Evaluation of poly([2‐(acryloyloxy)ethyl]trimethylammonium chloride) cationic polymer capillary coating for capillary electrophoresis and electrokinetic chromatography separations

Capillary electrophoresis and electrokinetic chromatography are typically carried out in unmodified fused‐silica capillaries under conditions that result in a strong negative zeta potential at the capillary wall and a robust cathodic electroosmotic flow. Modification of the capillary wall to reverse the zeta potential and mask silanol sites can improve separation performance by reducing or eliminating analyte adsorption, and is essential when conducting electrokinetic chromatography separations with cationic latex nanoparticle pseudo‐stationary phases. Semipermanent modification of the capillary walls by coating with cationic polymers has proven to be facile and effective. In this study, poly([2‐(acryloyloxy)ethyl]trimethylammonium chloride) polymers were synthesized by reversible addition‐fragmentation chain transfer polymerization and used as physically adsorbed semipermanent coatings for capillary electrophoresis and electrokinetic chromatography separations.
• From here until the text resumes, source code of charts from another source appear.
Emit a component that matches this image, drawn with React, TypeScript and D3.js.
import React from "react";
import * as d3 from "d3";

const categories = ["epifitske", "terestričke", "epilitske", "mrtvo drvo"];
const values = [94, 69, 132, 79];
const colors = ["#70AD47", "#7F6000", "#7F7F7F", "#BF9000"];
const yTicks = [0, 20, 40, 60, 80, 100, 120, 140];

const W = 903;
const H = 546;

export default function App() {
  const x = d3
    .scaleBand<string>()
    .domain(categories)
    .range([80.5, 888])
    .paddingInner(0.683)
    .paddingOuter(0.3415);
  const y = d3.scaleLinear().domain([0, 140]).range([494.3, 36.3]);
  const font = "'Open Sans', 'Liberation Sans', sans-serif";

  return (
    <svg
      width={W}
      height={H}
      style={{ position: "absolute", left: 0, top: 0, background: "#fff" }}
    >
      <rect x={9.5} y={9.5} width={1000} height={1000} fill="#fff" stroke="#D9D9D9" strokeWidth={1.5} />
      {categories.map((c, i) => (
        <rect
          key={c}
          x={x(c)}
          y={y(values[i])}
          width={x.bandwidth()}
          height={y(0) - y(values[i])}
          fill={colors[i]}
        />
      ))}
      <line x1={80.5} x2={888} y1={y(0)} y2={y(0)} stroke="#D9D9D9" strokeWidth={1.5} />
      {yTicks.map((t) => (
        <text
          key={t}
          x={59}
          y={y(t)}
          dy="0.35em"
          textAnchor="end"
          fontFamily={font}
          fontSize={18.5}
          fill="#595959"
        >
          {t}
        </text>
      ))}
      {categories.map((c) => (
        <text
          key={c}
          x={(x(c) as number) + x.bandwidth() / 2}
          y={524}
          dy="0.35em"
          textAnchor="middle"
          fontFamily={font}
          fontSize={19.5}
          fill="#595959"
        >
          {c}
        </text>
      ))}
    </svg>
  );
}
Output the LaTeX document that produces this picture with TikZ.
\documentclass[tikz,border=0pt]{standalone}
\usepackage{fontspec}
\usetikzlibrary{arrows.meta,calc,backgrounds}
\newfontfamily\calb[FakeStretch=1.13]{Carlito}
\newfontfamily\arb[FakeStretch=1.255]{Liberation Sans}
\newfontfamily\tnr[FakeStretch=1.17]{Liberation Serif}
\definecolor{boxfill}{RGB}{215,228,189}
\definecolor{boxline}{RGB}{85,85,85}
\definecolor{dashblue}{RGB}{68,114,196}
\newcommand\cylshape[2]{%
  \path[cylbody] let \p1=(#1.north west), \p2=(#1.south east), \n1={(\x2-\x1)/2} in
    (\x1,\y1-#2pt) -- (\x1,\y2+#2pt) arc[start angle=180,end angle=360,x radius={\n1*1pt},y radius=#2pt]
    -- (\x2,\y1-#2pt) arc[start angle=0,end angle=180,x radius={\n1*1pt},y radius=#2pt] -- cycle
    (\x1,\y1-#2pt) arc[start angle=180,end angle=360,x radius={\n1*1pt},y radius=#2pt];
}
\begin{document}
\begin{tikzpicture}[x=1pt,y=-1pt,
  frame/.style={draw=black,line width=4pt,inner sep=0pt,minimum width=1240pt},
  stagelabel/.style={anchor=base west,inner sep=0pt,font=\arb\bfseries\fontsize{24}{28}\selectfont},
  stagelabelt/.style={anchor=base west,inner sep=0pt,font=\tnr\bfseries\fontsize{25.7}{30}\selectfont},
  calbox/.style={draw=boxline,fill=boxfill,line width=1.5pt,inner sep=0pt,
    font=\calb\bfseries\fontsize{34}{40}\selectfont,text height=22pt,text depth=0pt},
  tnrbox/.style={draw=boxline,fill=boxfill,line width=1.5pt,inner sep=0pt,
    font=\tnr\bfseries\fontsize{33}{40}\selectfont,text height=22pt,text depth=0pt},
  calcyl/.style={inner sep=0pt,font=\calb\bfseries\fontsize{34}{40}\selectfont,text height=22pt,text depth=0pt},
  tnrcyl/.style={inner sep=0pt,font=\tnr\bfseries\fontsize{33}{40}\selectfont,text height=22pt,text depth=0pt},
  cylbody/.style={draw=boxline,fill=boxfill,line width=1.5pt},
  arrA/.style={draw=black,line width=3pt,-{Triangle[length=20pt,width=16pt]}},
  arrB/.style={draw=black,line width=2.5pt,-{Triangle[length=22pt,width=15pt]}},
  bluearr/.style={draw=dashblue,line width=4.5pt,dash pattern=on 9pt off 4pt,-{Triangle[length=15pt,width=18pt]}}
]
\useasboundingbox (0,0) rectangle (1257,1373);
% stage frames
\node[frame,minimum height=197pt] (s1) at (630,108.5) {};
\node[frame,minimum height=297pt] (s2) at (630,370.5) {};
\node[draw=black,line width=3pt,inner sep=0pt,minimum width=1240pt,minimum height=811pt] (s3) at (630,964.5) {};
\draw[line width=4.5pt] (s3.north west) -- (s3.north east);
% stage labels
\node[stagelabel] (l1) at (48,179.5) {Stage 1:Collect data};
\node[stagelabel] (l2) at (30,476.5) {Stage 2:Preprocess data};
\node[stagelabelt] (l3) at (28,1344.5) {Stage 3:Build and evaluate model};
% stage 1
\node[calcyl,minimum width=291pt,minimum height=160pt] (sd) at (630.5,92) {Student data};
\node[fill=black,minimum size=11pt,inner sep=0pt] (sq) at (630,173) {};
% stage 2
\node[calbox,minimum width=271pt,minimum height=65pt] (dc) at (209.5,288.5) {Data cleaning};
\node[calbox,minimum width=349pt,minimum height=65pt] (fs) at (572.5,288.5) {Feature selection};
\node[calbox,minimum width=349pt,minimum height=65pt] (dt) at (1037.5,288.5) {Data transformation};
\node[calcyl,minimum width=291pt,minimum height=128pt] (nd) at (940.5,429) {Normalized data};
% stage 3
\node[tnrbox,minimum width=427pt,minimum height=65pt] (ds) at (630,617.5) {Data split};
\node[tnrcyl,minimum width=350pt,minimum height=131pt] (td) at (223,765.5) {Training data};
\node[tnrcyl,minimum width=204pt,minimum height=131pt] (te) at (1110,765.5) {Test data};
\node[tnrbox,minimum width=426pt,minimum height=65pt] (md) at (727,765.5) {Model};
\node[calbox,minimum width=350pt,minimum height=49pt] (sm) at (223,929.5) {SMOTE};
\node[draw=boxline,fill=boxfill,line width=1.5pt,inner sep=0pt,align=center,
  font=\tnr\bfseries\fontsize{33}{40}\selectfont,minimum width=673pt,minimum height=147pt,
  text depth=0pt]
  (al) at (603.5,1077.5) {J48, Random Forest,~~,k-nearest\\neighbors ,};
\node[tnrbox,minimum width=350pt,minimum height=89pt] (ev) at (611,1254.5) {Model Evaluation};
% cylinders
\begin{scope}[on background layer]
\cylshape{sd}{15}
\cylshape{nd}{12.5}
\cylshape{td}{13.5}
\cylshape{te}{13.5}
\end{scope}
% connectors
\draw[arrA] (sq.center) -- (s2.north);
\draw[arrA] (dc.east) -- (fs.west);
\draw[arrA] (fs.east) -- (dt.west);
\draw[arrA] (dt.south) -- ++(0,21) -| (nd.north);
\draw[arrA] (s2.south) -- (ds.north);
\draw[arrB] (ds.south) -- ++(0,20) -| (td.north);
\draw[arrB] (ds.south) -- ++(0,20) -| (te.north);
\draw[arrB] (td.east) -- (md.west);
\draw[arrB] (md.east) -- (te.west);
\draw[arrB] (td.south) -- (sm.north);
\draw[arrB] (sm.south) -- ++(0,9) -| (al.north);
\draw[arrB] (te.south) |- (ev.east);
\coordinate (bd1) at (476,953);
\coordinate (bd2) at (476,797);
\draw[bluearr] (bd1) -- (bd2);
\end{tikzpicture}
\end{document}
An initial synthesis of poly([2‐(acryloyloxy)ethyl]trimethylammonium chloride) polymer coating produced strong and stable anodic electroosmotic flow of –5.7 to –5.4 × 10⁻⁴ cm²/V⋅s over the pH range of 4–7. Significant differences in the magnitude of the electroosmotic flow and effectiveness were observed between synthetic batches, however. For electrokinetic chromatography separations, the best performing batches of poly([2‐(acryloyloxy)ethyl]trimethylammonium chloride) polymer performed as well as the commercially available cationic polymer polyethyleneimine, whereas polydiallylammonium chloride and hexadimethrine bromide did not perform well.